You need to specify the number of intervals that you want created in advance. For example, if you want 2 weeks interval of future partitions, use 14. If your interval is 1 (for hourly partitioning), then the number of intervals to create is 336 (24*14).
This stored procedure uses some other stores procedures:
partition_create
: This creates the partition for the specified tablepartition_verify
: This checks whether the partition is enabled on a table, if not, then create a single partitionpartition_drop
: This drops partitions older than a timestamp
For all the details about these stored procedures, see Appendix A, Partitioning the Zabbix Database.

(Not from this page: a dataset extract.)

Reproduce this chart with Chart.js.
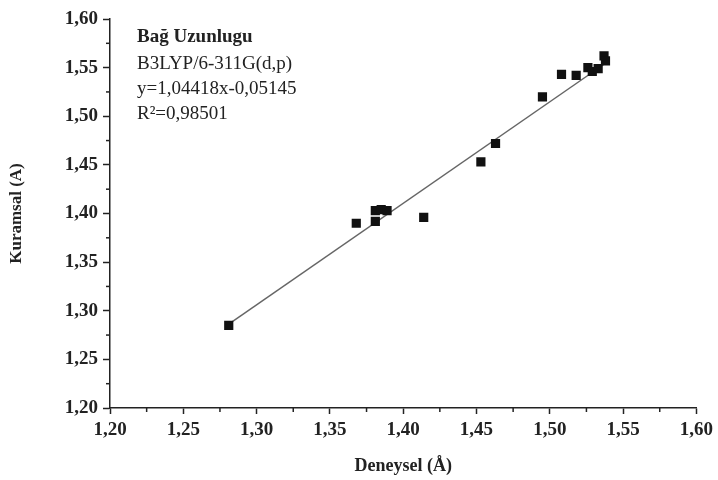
<!DOCTYPE html>
<html>
<head>
<meta charset="utf-8">
<script src="https://cdn.jsdelivr.net/npm/chart.js@4.4.1/dist/chart.umd.min.js"></script>
<style>
  body { margin: 0; background: #fff; }
  #wrap { width: 718px; height: 480px; }
</style>
</head>
<body>
<div id="wrap"><canvas id="mycanvas" width="718" height="480"></canvas></div>
<script>
// experimental (x) vs theoretical (y) bond lengths
var deneysel = [1.281, 1.368, 1.381, 1.381, 1.385, 1.389, 1.414, 1.453, 1.463, 1.495, 1.508, 1.518, 1.526, 1.529, 1.533, 1.537, 1.538];
var kuramsal = [1.285, 1.390, 1.392, 1.403, 1.404, 1.403, 1.396, 1.453, 1.472, 1.520, 1.543, 1.542, 1.550, 1.546, 1.549, 1.562, 1.557];
var fitX = [1.281, 1.538];
var slope = 1.04418, intercept = -0.05145;
var notes = ["Bağ Uzunlugu", "B3LYP/6-311G(d,p)", "y=1,04418x-0,05145", "R²=0,98501"];

var serif = '"Liberation Serif", "DejaVu Serif", serif';

var points = [];
for (var i = 0; i < deneysel.length; i++) {
	points.push({x: deneysel[i], y: kuramsal[i]});
}
var fitLine = fitX.map(function(x){ return {x: x, y: slope * x + intercept}; });

function comma(v){ return v.toFixed(2).replace('.', ','); }

// minor ticks + text block
var extras = {
	id: 'extras',
	afterDraw: function(chart){
		var ctx = chart.ctx;
		var xs = chart.scales.x, ys = chart.scales.y;
		ctx.save();
		ctx.strokeStyle = '#222';
		ctx.lineWidth = 1.5;
		for (var v = 1.225; v < 1.6; v += 0.05) {
			var px = xs.getPixelForValue(v);
			ctx.beginPath(); ctx.moveTo(px, xs.top); ctx.lineTo(px, xs.top + 4); ctx.stroke();
			var py = ys.getPixelForValue(v);
			ctx.beginPath(); ctx.moveTo(ys.right, py); ctx.lineTo(ys.right - 4, py); ctx.stroke();
		}
		ctx.fillStyle = '#222';
		ctx.textBaseline = 'middle';
		var lx = 137, ly = [37, 64, 89, 114];
		for (var j = 0; j < notes.length; j++) {
			ctx.font = (j === 0 ? 'bold ' : '') + '19px ' + serif;
			ctx.fillText(notes[j], lx, ly[j]);
		}
		ctx.restore();
	}
};

var ctx = document.getElementById('mycanvas');
var chart = new Chart(ctx, {
	type: 'scatter',
	data: {
		datasets: [
		{
			label: 'Bağ Uzunlugu',
			data: points,
			pointStyle: 'rect',
			pointRadius: 6.5,
			backgroundColor: '#111',
			borderColor: '#111',
			borderWidth: 0,
			order: 1
		},
		{
			label: 'fit',
			type: 'line',
			data: fitLine,
			borderColor: '#666',
			borderWidth: 1.5,
			pointRadius: 0,
			fill: false,
			order: 2
		}
		]
	},
	options: {
		responsive: false,
		animation: false,
		layout: { padding: { left: 0, right: 19, top: 19, bottom: 0 } },
		plugins: { legend: { display: false }, tooltip: { enabled: false } },
		scales: {
			x: {
				type: 'linear',
				min: 1.2, max: 1.6,
				afterFit: function(s){ s.height = 72; },
				border: { color: '#222', width: 1.5 },
				grid: { drawOnChartArea: false, tickLength: 6, tickColor: '#222', tickWidth: 1.5 },
				ticks: {
					stepSize: 0.05, autoSkip: false, maxRotation: 0, padding: 5,
					color: '#222',
					font: { family: serif, size: 19, weight: 'bold' },
					callback: function(v){ return comma(v); }
				},
				title: {
					display: true, text: 'Deneysel (Å)', color: '#222',
					font: { family: serif, size: 18, weight: 'bold' },
					padding: { top: 0, bottom: 3 }
				}
			},
			y: {
				type: 'linear',
				min: 1.2, max: 1.6,
				afterFit: function(s){ s.width = 110; },
				border: { color: '#222', width: 1.5 },
				grid: { drawOnChartArea: false, tickLength: 7, tickColor: '#222', tickWidth: 1.5 },
				ticks: {
					stepSize: 0.05, autoSkip: false, padding: 5,
					color: '#222',
					font: { family: serif, size: 19, weight: 'bold' },
					callback: function(v){ return comma(v); }
				},
				title: {
					display: true, text: 'Kuramsal (A)', color: '#222',
					font: { family: serif, size: 17, weight: 'bold' },
					padding: { top: 6, bottom: 0 }
				}
			}
		}
	},
	plugins: [extras]
});
</script>
</body>
</html>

Once you've created all the required stored procedures, you need to change two indexes to enable them in order to be ready for a partitioned table:
mysql> Alter table history_text drop primary key, add index (id), drop index history_text_2, add index history_text_2 (itemid, id); Query OK, 0 rows affected (0.49 sec) Records: 0 Duplicates: 0 Warnings: 0 mysql> Alter table history_log drop primary key, add index (id), drop index history_log_2, add index history_log_2 (itemid, id); Query OK, 0 rows affected (2.71 sec) Records: 0 Duplicates: 0 Warnings: 0
Once this is done, you need to schedule the partition_maintenance_all
stored procedure with a cron job. For more details about the partition_maintenance_all
procedure, please check the instructions contained in Appendix A, Partitioning the Zabbix Database. The cron job needs to execute the following command:
mysql -h <zabbix_db_host> -u<zabbixuser> -p<zabbixpassword> zabbixdatabase -e "CALL partition_maintenance_all('zabbix');"
Once this has been set, you need to bear in mind to disable the housekeeping for history and trends. Verify that the Override item <trend/history> period Zabbix configuration is checked for both history and trends. Here, you need to set the Data storage period (in days) box for history and trends to the value you've defined in your procedure, our example in Appendix A, Partitioning the Zabbix Database is of 28 and 730.